#### INSTRUCTION
Return exactly, please, the lines that run from the line with "Clone this chart in D3.js." to the line with "var seriesColors = ['#ff8c1a', '#d62728', '#808080', '#2ca02c']", ends included, and omit all pictures.

─── PROVIDED INFORMATION

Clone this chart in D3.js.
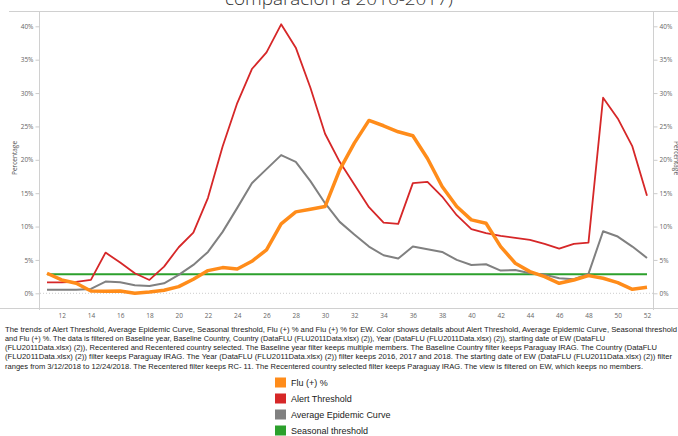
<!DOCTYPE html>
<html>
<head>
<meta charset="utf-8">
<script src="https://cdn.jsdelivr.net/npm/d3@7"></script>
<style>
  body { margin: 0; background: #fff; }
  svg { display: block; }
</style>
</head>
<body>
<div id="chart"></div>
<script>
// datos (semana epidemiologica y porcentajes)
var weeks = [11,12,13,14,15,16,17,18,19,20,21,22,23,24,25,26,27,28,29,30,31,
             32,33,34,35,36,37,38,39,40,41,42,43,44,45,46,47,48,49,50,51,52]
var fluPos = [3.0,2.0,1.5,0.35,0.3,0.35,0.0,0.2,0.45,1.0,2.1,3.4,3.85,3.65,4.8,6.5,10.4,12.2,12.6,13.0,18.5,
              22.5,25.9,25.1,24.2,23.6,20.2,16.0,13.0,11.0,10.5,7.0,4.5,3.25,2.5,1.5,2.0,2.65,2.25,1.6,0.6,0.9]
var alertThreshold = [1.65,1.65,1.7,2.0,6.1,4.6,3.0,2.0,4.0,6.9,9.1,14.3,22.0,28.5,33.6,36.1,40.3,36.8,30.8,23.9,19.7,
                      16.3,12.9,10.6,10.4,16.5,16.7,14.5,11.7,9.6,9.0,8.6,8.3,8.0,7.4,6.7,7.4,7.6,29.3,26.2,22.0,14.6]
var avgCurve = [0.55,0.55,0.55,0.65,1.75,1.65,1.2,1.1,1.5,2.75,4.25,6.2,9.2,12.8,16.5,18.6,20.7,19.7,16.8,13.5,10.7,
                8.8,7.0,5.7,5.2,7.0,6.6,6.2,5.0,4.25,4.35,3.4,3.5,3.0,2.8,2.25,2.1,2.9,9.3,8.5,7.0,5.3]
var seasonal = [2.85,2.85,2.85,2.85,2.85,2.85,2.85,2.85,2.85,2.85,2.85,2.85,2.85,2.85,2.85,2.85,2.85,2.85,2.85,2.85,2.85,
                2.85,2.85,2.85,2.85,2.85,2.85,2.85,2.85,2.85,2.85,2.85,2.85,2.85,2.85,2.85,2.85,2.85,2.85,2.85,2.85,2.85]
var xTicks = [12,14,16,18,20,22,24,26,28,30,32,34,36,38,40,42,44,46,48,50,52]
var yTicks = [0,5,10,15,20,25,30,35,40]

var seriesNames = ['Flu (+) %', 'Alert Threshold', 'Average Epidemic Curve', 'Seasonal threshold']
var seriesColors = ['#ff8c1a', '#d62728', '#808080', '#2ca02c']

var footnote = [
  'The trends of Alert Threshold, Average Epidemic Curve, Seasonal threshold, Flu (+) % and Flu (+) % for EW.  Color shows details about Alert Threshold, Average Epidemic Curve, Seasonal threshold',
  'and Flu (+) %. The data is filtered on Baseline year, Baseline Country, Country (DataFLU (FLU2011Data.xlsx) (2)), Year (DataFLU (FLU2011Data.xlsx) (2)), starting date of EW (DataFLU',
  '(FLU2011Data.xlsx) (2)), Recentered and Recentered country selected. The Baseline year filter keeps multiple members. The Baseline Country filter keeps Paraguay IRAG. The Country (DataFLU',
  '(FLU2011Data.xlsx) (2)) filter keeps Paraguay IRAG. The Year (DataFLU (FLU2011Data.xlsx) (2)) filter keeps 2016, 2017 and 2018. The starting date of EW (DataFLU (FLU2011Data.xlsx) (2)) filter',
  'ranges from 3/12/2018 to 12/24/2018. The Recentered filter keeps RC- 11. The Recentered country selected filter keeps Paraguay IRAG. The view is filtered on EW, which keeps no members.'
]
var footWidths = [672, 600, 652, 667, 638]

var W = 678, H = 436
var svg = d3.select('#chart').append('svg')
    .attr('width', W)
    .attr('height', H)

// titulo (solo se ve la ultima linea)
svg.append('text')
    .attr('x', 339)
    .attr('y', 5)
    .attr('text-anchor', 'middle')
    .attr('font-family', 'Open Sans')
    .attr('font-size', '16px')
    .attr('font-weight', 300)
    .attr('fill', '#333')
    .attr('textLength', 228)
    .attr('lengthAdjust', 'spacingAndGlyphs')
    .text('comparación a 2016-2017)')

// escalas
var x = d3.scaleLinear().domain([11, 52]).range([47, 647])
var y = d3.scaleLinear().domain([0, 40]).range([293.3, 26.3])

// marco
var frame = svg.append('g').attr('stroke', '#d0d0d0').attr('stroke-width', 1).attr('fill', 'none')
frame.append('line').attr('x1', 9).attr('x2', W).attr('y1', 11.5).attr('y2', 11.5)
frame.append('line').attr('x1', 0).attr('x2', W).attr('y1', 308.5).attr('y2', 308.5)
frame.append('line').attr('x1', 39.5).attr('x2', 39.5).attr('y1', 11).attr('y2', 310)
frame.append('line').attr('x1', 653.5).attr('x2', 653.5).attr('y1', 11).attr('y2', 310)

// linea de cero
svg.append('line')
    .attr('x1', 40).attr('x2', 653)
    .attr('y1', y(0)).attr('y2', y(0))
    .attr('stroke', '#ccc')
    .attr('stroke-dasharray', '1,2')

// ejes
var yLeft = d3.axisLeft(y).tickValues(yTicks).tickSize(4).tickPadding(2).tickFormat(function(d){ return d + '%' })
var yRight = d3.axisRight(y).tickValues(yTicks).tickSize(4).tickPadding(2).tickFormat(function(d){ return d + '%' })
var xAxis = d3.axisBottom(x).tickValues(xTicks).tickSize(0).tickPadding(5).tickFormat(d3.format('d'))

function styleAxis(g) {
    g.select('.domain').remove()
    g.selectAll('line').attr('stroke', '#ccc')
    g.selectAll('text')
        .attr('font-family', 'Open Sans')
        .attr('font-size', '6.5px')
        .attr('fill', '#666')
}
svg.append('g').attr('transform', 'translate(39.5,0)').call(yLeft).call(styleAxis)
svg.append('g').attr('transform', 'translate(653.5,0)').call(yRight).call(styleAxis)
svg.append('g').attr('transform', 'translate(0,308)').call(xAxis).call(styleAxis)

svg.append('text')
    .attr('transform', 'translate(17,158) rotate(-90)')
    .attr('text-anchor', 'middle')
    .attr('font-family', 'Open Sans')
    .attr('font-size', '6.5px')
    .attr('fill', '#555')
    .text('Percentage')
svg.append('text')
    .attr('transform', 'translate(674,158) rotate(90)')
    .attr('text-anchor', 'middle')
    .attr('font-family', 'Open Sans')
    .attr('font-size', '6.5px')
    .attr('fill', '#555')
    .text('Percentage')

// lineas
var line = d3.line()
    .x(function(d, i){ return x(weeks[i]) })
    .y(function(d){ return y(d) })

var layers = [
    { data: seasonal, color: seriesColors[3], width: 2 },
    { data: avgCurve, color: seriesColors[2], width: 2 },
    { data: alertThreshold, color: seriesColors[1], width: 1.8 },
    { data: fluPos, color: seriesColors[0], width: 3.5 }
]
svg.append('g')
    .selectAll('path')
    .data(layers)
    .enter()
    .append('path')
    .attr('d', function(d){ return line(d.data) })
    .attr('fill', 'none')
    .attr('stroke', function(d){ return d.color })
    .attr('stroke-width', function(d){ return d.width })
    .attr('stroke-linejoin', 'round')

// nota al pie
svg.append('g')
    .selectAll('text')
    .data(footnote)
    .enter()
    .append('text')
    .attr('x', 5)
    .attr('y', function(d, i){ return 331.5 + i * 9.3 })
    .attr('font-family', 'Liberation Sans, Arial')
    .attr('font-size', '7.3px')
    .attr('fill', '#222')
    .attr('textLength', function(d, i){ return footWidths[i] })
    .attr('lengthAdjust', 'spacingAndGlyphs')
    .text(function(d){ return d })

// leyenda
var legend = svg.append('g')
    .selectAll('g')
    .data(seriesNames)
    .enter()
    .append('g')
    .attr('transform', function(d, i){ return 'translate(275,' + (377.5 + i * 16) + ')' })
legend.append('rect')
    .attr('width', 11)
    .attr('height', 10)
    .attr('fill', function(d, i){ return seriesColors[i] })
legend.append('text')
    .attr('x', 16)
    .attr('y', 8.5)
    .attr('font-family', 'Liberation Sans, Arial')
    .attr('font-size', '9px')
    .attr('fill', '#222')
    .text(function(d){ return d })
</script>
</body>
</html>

──────
─── PROVIDED INFORMATION

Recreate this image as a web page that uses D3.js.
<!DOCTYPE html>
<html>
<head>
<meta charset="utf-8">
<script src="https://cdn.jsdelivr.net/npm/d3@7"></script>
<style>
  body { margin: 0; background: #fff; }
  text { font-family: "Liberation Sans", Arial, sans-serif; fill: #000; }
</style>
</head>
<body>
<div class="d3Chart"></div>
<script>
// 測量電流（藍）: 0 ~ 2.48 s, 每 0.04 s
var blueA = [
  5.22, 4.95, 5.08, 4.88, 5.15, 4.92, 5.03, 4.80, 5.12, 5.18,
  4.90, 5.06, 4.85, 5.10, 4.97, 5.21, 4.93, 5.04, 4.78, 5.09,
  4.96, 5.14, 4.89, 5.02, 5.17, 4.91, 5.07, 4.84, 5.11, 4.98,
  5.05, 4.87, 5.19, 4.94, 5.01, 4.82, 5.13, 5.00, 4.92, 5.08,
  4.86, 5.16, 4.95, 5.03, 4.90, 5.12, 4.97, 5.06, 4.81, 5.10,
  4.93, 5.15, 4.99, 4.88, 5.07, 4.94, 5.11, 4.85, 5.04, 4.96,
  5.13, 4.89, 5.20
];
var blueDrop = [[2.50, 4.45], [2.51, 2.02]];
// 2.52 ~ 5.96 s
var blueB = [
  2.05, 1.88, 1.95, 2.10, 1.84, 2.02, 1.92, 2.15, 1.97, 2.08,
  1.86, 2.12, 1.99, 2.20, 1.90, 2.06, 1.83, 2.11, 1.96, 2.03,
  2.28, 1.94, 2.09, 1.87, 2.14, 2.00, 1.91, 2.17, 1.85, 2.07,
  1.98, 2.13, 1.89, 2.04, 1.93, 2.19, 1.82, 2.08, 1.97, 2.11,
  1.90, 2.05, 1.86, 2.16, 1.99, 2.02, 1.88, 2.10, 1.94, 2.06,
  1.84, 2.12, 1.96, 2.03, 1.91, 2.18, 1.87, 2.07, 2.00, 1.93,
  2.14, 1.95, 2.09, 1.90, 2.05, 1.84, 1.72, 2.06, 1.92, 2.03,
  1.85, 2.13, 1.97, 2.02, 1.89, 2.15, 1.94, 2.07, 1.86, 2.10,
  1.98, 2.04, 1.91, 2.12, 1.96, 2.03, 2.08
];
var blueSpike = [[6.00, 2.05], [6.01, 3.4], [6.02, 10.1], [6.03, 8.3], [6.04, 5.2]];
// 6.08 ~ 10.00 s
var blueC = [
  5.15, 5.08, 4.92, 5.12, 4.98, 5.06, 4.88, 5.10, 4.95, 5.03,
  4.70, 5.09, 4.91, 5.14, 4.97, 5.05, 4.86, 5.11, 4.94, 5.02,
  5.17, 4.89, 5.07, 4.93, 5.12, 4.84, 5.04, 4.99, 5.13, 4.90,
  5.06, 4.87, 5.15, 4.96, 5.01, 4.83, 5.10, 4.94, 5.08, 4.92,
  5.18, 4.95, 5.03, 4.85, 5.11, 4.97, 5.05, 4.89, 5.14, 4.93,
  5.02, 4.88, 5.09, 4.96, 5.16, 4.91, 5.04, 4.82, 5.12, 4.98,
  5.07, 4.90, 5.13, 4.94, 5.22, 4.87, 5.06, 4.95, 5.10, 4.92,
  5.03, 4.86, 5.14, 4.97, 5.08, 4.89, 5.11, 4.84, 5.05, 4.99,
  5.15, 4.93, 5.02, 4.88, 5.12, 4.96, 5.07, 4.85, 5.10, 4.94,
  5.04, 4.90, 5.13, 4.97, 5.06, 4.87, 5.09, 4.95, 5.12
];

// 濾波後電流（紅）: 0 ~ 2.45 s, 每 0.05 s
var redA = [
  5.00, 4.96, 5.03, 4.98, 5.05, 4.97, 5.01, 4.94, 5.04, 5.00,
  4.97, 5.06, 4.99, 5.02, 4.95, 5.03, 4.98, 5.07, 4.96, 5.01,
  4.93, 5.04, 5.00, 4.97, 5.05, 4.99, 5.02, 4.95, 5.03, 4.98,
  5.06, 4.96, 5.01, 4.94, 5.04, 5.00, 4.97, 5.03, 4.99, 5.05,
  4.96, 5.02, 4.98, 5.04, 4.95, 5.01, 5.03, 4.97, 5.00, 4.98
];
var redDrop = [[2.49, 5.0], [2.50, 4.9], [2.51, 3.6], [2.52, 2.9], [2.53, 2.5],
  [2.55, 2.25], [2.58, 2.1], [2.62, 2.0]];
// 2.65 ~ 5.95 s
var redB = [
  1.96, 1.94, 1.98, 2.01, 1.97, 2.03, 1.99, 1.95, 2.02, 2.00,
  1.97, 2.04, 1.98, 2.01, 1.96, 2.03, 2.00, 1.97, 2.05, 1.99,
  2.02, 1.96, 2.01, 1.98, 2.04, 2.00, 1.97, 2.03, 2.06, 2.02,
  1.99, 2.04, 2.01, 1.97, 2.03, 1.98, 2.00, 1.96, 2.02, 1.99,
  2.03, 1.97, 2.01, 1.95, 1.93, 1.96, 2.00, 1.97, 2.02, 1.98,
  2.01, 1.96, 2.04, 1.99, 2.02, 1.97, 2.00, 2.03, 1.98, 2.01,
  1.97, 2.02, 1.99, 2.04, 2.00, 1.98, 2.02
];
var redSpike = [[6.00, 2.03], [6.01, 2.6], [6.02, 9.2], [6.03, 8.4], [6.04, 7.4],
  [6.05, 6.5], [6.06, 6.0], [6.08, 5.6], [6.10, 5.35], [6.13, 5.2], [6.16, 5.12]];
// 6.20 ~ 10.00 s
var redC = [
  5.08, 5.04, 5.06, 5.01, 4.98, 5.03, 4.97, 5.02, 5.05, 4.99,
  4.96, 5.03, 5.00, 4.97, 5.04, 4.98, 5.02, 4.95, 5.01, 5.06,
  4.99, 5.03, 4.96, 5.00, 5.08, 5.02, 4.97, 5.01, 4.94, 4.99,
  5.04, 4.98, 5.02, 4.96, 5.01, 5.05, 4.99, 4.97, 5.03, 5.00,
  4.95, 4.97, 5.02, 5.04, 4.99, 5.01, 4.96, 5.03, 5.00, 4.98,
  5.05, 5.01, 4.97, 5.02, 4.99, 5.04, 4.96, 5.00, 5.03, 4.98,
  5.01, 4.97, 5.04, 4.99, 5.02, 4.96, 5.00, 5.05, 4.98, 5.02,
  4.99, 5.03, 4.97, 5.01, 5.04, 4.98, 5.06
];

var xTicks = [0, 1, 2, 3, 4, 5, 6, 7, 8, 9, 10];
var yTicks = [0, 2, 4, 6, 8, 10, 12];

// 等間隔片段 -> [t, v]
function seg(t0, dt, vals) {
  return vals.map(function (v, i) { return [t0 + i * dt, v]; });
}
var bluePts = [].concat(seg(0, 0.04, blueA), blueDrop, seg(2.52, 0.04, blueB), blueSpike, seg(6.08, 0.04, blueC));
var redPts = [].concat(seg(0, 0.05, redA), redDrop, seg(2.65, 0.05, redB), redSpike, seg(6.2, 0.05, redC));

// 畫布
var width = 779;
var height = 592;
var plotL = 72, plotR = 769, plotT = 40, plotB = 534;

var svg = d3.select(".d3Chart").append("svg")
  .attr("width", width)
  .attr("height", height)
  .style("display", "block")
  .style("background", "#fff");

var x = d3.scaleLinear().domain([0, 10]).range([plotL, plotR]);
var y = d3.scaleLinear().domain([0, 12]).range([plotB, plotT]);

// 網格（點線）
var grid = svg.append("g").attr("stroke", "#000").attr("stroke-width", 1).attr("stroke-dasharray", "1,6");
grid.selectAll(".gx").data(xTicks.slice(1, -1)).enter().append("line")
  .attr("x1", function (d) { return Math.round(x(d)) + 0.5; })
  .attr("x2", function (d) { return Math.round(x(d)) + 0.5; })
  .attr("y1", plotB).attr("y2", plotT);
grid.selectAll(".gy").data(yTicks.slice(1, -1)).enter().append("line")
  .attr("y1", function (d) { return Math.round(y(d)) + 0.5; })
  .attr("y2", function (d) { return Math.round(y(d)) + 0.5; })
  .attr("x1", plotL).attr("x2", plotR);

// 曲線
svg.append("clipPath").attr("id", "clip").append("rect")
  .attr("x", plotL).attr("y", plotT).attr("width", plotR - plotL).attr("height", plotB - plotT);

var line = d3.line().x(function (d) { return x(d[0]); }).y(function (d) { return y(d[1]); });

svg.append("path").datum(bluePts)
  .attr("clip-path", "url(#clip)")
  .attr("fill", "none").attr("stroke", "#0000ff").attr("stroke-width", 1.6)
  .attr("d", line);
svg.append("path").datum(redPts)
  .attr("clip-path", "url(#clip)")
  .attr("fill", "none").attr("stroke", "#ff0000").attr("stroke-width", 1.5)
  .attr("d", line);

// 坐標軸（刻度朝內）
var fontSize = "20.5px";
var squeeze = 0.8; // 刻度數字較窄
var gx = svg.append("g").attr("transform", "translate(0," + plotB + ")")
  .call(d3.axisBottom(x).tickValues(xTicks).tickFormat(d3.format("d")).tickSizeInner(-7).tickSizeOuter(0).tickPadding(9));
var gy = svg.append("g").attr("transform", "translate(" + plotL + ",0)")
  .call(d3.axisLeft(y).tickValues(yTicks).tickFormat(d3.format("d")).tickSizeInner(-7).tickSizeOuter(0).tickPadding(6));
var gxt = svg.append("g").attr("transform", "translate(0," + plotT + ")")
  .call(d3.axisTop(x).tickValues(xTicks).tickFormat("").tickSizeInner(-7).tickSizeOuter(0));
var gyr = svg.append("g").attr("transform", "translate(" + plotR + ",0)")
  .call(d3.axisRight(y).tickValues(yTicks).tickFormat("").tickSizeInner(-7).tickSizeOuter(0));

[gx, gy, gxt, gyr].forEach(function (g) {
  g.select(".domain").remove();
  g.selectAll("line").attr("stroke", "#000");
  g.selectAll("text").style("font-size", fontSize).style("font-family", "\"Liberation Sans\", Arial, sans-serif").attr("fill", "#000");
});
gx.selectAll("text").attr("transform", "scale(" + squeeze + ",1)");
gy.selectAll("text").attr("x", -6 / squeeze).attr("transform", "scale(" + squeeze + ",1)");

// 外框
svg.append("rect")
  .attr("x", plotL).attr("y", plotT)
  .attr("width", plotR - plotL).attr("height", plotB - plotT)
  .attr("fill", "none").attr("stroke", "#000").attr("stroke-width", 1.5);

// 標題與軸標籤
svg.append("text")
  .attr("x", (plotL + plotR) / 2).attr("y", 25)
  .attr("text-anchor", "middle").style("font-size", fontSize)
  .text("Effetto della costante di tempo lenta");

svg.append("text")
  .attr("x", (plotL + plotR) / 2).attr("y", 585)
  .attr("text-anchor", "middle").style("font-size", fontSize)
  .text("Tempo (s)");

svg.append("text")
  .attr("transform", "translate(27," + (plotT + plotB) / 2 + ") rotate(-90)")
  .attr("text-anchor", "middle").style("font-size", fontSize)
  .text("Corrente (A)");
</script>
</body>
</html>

──────

#### TASK RESPONSE
Clone this chart in D3.js.
<!DOCTYPE html>
<html>
<head>
<meta charset="utf-8">
<script src="https://cdn.jsdelivr.net/npm/d3@7"></script>
<style>
  body { margin: 0; background: #fff; }
  svg { display: block; }
</style>
</head>
<body>
<div id="chart"></div>
<script>
// datos (semana epidemiologica y porcentajes)
var weeks = [11,12,13,14,15,16,17,18,19,20,21,22,23,24,25,26,27,28,29,30,31,
             32,33,34,35,36,37,38,39,40,41,42,43,44,45,46,47,48,49,50,51,52]
var fluPos = [3.0,2.0,1.5,0.35,0.3,0.35,0.0,0.2,0.45,1.0,2.1,3.4,3.85,3.65,4.8,6.5,10.4,12.2,12.6,13.0,18.5,
              22.5,25.9,25.1,24.2,23.6,20.2,16.0,13.0,11.0,10.5,7.0,4.5,3.25,2.5,1.5,2.0,2.65,2.25,1.6,0.6,0.9]
var alertThreshold = [1.65,1.65,1.7,2.0,6.1,4.6,3.0,2.0,4.0,6.9,9.1,14.3,22.0,28.5,33.6,36.1,40.3,36.8,30.8,23.9,19.7,
                      16.3,12.9,10.6,10.4,16.5,16.7,14.5,11.7,9.6,9.0,8.6,8.3,8.0,7.4,6.7,7.4,7.6,29.3,26.2,22.0,14.6]
var avgCurve = [0.55,0.55,0.55,0.65,1.75,1.65,1.2,1.1,1.5,2.75,4.25,6.2,9.2,12.8,16.5,18.6,20.7,19.7,16.8,13.5,10.7,
                8.8,7.0,5.7,5.2,7.0,6.6,6.2,5.0,4.25,4.35,3.4,3.5,3.0,2.8,2.25,2.1,2.9,9.3,8.5,7.0,5.3]
var seasonal = [2.85,2.85,2.85,2.85,2.85,2.85,2.85,2.85,2.85,2.85,2.85,2.85,2.85,2.85,2.85,2.85,2.85,2.85,2.85,2.85,2.85,
                2.85,2.85,2.85,2.85,2.85,2.85,2.85,2.85,2.85,2.85,2.85,2.85,2.85,2.85,2.85,2.85,2.85,2.85,2.85,2.85,2.85]
var xTicks = [12,14,16,18,20,22,24,26,28,30,32,34,36,38,40,42,44,46,48,50,52]
var yTicks = [0,5,10,15,20,25,30,35,40]

var seriesNames = ['Flu (+) %', 'Alert Threshold', 'Average Epidemic Curve', 'Seasonal threshold']
var seriesColors = ['#ff8c1a', '#d62728', '#808080', '#2ca02c']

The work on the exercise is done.